Tengo
frente a mí lo que quizá constituye la única herencia
tangible de don Trino G. Rubio, mi abuelo materno. Es una vieja máquina de
escribir Underwood, negra, pesada,
incompleta. Se asemeja mucho a esas máquinas que aparecían en las películas de
los años treinta, furiosamente tundidas por un periodista que usaba una
tarjetita sobre el sombrero. En alguna foto de don Trino, la Underwood ocupa un primer plano, puesta
sobre la mesa de trabajo en la que apoya su mano derecha.
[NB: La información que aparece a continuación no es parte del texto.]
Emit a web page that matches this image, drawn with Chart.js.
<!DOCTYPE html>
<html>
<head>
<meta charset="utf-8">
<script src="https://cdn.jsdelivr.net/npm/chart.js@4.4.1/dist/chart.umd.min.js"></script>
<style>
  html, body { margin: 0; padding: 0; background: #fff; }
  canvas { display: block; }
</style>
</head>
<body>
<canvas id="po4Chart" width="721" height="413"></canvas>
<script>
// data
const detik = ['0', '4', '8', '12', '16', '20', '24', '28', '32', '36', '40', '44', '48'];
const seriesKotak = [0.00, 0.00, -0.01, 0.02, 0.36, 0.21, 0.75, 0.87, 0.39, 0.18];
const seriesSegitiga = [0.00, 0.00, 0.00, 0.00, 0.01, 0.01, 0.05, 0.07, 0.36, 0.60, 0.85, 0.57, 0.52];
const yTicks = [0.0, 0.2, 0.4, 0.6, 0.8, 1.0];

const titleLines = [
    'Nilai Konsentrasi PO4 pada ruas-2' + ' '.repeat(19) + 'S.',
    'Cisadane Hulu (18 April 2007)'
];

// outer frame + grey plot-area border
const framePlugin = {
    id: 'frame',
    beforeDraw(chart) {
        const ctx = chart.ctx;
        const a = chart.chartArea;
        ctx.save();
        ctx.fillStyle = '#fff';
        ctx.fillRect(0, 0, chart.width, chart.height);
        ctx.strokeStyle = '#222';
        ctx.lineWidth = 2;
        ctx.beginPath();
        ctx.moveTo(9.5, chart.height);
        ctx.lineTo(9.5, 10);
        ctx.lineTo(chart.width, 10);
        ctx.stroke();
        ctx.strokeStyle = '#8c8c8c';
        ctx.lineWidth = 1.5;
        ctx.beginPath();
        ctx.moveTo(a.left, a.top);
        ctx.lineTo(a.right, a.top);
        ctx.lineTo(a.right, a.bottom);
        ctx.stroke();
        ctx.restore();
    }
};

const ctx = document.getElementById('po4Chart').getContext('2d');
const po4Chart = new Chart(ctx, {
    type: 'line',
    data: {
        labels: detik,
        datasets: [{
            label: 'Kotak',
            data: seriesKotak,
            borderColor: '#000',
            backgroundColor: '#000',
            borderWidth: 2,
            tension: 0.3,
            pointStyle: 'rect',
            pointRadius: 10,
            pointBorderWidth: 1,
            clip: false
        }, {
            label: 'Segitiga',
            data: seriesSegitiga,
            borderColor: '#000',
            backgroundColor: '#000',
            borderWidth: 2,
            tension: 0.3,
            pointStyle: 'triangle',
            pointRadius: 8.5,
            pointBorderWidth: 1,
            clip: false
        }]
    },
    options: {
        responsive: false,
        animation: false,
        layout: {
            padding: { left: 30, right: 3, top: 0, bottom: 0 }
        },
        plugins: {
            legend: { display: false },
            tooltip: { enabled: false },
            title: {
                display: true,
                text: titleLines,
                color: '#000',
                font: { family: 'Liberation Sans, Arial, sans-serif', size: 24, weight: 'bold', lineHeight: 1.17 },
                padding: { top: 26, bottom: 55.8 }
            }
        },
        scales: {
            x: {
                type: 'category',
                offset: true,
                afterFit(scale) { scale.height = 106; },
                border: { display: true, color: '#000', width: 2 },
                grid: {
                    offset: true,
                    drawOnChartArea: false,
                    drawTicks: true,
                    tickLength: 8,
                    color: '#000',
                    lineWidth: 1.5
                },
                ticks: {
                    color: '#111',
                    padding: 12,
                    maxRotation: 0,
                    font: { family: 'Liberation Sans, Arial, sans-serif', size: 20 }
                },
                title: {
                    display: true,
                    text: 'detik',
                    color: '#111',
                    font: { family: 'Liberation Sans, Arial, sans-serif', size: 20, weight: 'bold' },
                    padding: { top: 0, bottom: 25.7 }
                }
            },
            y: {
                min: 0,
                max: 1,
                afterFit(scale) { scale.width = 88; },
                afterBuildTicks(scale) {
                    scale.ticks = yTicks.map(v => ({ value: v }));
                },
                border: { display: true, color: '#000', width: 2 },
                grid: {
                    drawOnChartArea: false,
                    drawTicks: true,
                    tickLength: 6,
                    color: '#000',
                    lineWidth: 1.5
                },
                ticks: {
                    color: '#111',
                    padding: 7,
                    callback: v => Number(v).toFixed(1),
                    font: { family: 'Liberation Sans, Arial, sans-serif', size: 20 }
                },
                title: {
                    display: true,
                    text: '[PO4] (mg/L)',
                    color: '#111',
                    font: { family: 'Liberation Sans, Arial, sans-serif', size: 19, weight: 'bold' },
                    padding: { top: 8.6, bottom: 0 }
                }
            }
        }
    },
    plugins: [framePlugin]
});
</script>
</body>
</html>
A pesar de su peso es portátil, y el
conjunto de máquina y maleta es equivalente por su volumen al de un ataúd. Aún
así, acompañó en su peregrinaje a mi abuelo en los últimos veinticinco años de
su vida. En ella escribió contratos, traslados de dominios, recibos, actas de
todo tipo; en fin, todo lo relacionado con su trabajo. Pero también cartas de
amor, despedidas, encargos de familia, cartas repletas de consejos y
bendiciones para sus hijos, y un testamento, que finalmente, nunca llegó a
ningunas manos.
Desde la muerte de mi abuelo, hace más de
cincuenta años, la máquina siguió peregrinando por su cuenta, en las casas de
varias de mis tías. En mi infancia, cuando ellas llegaban de visita a la casa,
yo creía que quien regresaba era mi propio abuelo, que nos volvía a visitar de
vez en cuando e imaginaba que, desde las teclas oscuras y semiborradas, me
contaba de nuevo cuando se encontró con un pelotón de villistas en el vagón de
un tren que iba para Atotonilco. La Underwood
quedó finalmente en casa de mi madre; ahí, jugando con sus nietos, la máquina
de escribir perdió la palanca que mueve el rodillo. En un acto completamente
intencionado, aproveché la situación y, con la promesa de mandarla reparar, la
cargué conmigo una vez que me casé. Hasta la fecha radica en la sala de mi
casa. Sin arreglar, por supuesto.
Y es por estas fechas que me le quedo viendo
por las noches, al fumar un cigarro. Es un tósigo en especial para la
depresioncilla cumpleañera como la que me acomete ahora. Y viéndola y
pensándole, a ratos se me hace que es una metáfora de la vida misma. Y que algún
día quedaremos así, pesados e inmóviles, obsoletos, con algunas teclas
trabadas, sin la cinta entintada o como un recuerdo que poco se visita. Y nos
daremos cuenta de que no tenemos ya la palanca para saltar de párrafo y
escribir una nueva línea; de que simplemente ahí estamos, bajo el polvo fino de
la primavera, en una ciudad ominosa.